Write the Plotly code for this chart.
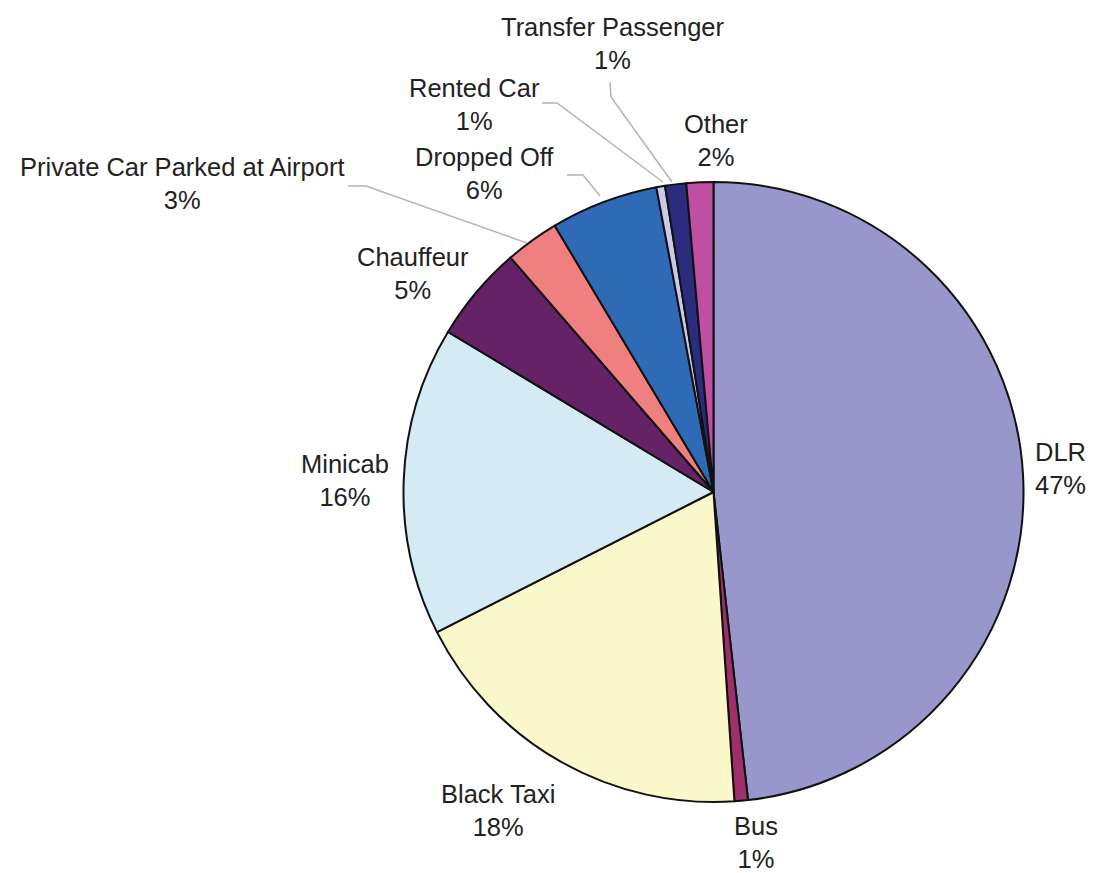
import plotly.graph_objects as go

# Data (percent shares)
categories = ["DLR", "Bus", "Black Taxi", "Minicab", "Chauffeur",
              "Private Car Parked at Airport", "Dropped Off", "Rented Car",
              "Transfer Passenger", "Other"]
values = [48.2, 0.7, 18.6, 16.1, 5.0, 2.8, 5.6, 0.45, 1.1, 1.4]
pct_labels = ["47%", "1%", "18%", "16%", "5%", "3%", "6%", "1%", "1%", "2%"]
colors = ["#9797CB", "#9E2F6A", "#FBF8CC", "#D4EBF5", "#662266",
          "#F08080", "#2F6AB7", "#CACAE8", "#2C2C7E", "#BE4FA3"]

W, H = 1093, 873
cx, cy, r = 713.5, 492, 310

fig = go.Figure(go.Pie(
    labels=categories, values=values, sort=False, direction="clockwise",
    rotation=0, textinfo="none", hoverinfo="label+percent",
    marker=dict(colors=colors, line=dict(color="#111111", width=2)),
    domain=dict(x=[(cx - r) / W, (cx + r) / W],
                y=[(H - cy - r) / H, (H - cy + r) / H]),
    showlegend=False,
))

# label block centres (pixels)
label_pos = {
    "DLR": (1060, 468),
    "Bus": (756, 842),
    "Black Taxi": (498, 810),
    "Minicab": (345, 480),
    "Chauffeur": (413, 273),
    "Private Car Parked at Airport": (182, 183),
    "Dropped Off": (484, 174),
    "Rented Car": (474, 104),
    "Transfer Passenger": (612, 43),
    "Other": (716, 141),
}

def px(x):
    return x / W

def py(y):
    return 1 - y / H

annotations = []
for cat, pct in zip(categories, pct_labels):
    x, y = label_pos[cat]
    annotations.append(dict(
        x=px(x), y=py(y), xref="paper", yref="paper",
        text=f"{cat}<br>{pct}", showarrow=False,
        xanchor="center", yanchor="middle", align="center",
        font=dict(family="Liberation Sans, Arial, sans-serif", size=25.5, color="#222222"),
    ))

# leader lines (pixel polylines)
leaders = [
    [(348, 186), (366, 186), (527, 243)],
    [(567, 175), (583, 175), (600, 196)],
    [(542, 103), (557, 103), (663, 182)],
    [(610, 82), (611, 97), (672, 182)],
]
shapes = []
for pts in leaders:
    path = "M " + " L ".join(f"{px(x)},{py(y)}" for x, y in pts)
    shapes.append(dict(type="path", xref="paper", yref="paper", path=path,
                       line=dict(color="#B4B4B4", width=1.5)))

fig.update_layout(
    width=W, height=H,
    margin=dict(l=0, r=0, t=0, b=0),
    paper_bgcolor="white", plot_bgcolor="white",
    annotations=annotations, shapes=shapes,
)

fig.write_html("out.html", config={"displayModeBar": False},
               post_script="document.body.style.margin='0';document.body.style.overflow='hidden';")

- WHAT YOU SHOULD DO
Without the pictures, please reproduce each line of the listing above exactly, from the first one through the line bearing "import plotly.graph_objects as go".

- CORRECT ANSWER
Write the Plotly code for this chart.
import plotly.graph_objects as go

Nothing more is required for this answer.